**Description of the task:**
All records must be quoted exactly. Omit the pictures.

[Records]
· · · · ·

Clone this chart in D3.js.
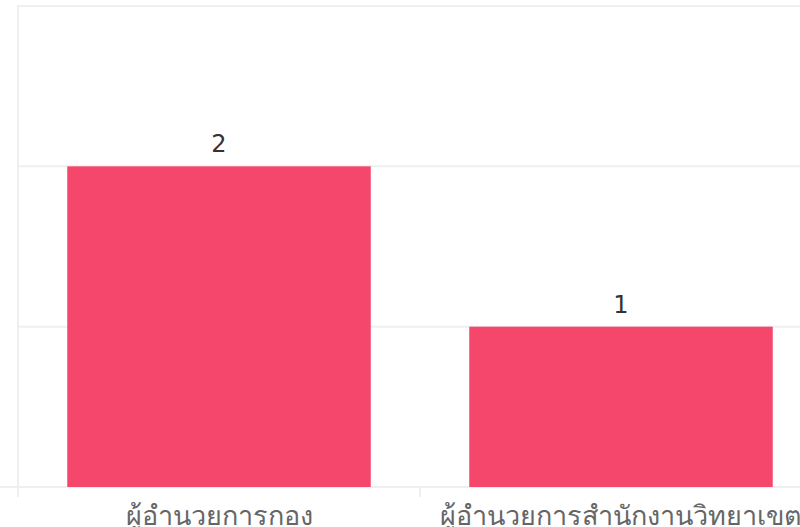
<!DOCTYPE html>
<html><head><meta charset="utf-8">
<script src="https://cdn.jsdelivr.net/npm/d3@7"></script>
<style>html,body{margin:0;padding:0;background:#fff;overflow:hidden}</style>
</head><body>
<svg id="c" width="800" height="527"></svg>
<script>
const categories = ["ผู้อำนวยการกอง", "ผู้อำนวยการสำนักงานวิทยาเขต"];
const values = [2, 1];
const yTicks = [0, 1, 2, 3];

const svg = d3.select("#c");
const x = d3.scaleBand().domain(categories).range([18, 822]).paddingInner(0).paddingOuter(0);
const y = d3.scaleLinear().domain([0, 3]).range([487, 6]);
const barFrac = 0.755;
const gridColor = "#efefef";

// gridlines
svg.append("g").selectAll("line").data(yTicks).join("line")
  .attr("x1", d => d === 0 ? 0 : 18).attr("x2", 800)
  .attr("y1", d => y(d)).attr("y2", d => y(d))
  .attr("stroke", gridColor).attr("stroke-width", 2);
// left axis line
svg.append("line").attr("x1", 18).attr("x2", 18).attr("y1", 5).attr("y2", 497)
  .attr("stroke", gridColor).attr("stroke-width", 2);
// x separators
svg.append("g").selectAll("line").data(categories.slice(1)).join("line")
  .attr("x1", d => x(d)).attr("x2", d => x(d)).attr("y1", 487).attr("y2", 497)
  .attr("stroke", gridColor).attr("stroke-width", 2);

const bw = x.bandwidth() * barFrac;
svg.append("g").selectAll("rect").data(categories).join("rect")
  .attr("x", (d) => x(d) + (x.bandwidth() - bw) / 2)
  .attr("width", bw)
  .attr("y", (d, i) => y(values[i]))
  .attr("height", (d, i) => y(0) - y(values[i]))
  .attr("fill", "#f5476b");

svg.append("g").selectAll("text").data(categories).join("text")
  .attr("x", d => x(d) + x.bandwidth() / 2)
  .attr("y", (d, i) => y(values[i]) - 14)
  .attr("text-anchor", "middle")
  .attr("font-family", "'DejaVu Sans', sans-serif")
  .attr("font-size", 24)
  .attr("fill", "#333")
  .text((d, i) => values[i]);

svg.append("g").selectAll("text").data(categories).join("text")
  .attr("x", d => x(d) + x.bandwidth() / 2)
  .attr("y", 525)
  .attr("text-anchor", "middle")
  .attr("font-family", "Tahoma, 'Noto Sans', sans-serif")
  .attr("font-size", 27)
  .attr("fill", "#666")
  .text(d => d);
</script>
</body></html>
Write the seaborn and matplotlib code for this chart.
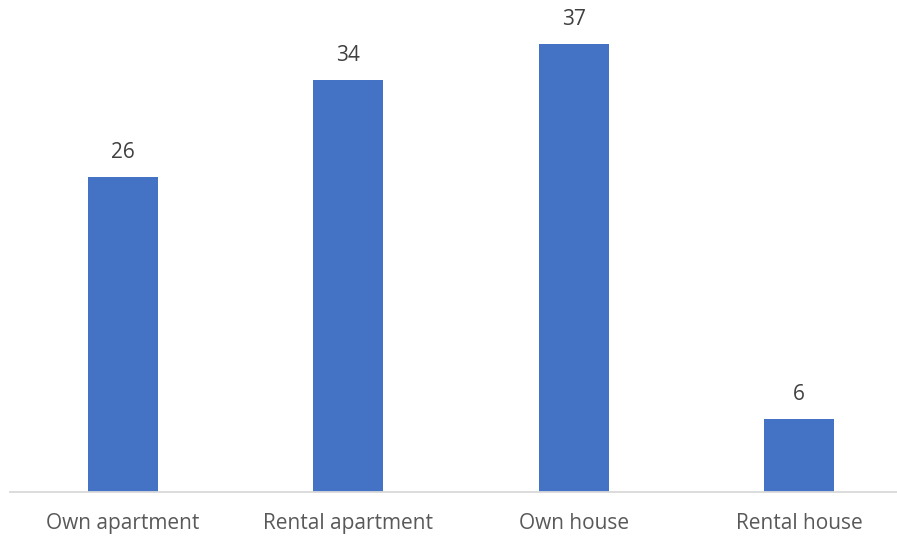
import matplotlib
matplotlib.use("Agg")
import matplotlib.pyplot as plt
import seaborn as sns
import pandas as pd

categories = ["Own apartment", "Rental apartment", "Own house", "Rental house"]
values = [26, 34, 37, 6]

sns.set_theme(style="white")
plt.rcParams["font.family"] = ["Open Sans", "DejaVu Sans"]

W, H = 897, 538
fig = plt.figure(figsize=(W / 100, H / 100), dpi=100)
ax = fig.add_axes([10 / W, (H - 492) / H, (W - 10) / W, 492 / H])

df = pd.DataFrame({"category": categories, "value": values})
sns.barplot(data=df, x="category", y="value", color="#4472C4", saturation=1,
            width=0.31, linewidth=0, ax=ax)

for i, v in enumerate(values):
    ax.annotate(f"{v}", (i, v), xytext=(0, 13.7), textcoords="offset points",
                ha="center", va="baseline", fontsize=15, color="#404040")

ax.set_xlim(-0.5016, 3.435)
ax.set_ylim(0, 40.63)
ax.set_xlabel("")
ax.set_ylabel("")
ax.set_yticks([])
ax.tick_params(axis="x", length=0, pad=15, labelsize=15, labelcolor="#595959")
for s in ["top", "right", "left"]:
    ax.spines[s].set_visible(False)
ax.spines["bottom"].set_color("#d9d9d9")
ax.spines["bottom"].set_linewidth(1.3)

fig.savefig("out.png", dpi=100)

· · · · ·

**Response below:**
Clone this chart in D3.js.
<!DOCTYPE html>
<html><head><meta charset="utf-8">
<script src="https://cdn.jsdelivr.net/npm/d3@7"></script>
<style>html,body{margin:0;padding:0;background:#fff;overflow:hidden}</style>
</head><body>
<svg id="c" width="800" height="527"></svg>
<script>
const categories = ["ผู้อำนวยการกอง", "ผู้อำนวยการสำนักงานวิทยาเขต"];
const values = [2, 1];
const yTicks = [0, 1, 2, 3];

const svg = d3.select("#c");
const x = d3.scaleBand().domain(categories).range([18, 822]).paddingInner(0).paddingOuter(0);
const y = d3.scaleLinear().domain([0, 3]).range([487, 6]);
const barFrac = 0.755;
const gridColor = "#efefef";

// gridlines
svg.append("g").selectAll("line").data(yTicks).join("line")
  .attr("x1", d => d === 0 ? 0 : 18).attr("x2", 800)
  .attr("y1", d => y(d)).attr("y2", d => y(d))
  .attr("stroke", gridColor).attr("stroke-width", 2);
// left axis line
svg.append("line").attr("x1", 18).attr("x2", 18).attr("y1", 5).attr("y2", 497)
  .attr("stroke", gridColor).attr("stroke-width", 2);
// x separators
svg.append("g").selectAll("line").data(categories.slice(1)).join("line")
  .attr("x1", d => x(d)).attr("x2", d => x(d)).attr("y1", 487).attr("y2", 497)
  .attr("stroke", gridColor).attr("stroke-width", 2);

const bw = x.bandwidth() * barFrac;
svg.append("g").selectAll("rect").data(categories).join("rect")
  .attr("x", (d) => x(d) + (x.bandwidth() - bw) / 2)
  .attr("width", bw)
  .attr("y", (d, i) => y(values[i]))
  .attr("height", (d, i) => y(0) - y(values[i]))
  .attr("fill", "#f5476b");

svg.append("g").selectAll("text").data(categories).join("text")
  .attr("x", d => x(d) + x.bandwidth() / 2)
  .attr("y", (d, i) => y(values[i]) - 14)
  .attr("text-anchor", "middle")
  .attr("font-family", "'DejaVu Sans', sans-serif")
  .attr("font-size", 24)
  .attr("fill", "#333")
  .text((d, i) => values[i]);

svg.append("g").selectAll("text").data(categories).join("text")
  .attr("x", d => x(d) + x.bandwidth() / 2)
  .attr("y", 525)
  .attr("text-anchor", "middle")
  .attr("font-family", "Tahoma, 'Noto Sans', sans-serif")
  .attr("font-size", 27)
  .attr("fill", "#666")
  .text(d => d);
</script>
</body></html>
Write the seaborn and matplotlib code for this chart.
import matplotlib
matplotlib.use("Agg")
import matplotlib.pyplot as plt
import seaborn as sns
import pandas as pd

categories = ["Own apartment", "Rental apartment", "Own house", "Rental house"]
values = [26, 34, 37, 6]

sns.set_theme(style="white")
plt.rcParams["font.family"] = ["Open Sans", "DejaVu Sans"]

W, H = 897, 538
fig = plt.figure(figsize=(W / 100, H / 100), dpi=100)
ax = fig.add_axes([10 / W, (H - 492) / H, (W - 10) / W, 492 / H])

df = pd.DataFrame({"category": categories, "value": values})
sns.barplot(data=df, x="category", y="value", color="#4472C4", saturation=1,
            width=0.31, linewidth=0, ax=ax)

for i, v in enumerate(values):
    ax.annotate(f"{v}", (i, v), xytext=(0, 13.7), textcoords="offset points",
                ha="center", va="baseline", fontsize=15, color="#404040")

ax.set_xlim(-0.5016, 3.435)
ax.set_ylim(0, 40.63)
ax.set_xlabel("")
ax.set_ylabel("")
ax.set_yticks([])
ax.tick_params(axis="x", length=0, pad=15, labelsize=15, labelcolor="#595959")
for s in ["top", "right", "left"]:
    ax.spines[s].set_visible(False)
ax.spines["bottom"].set_color("#d9d9d9")
ax.spines["bottom"].set_linewidth(1.3)

fig.savefig("out.png", dpi=100)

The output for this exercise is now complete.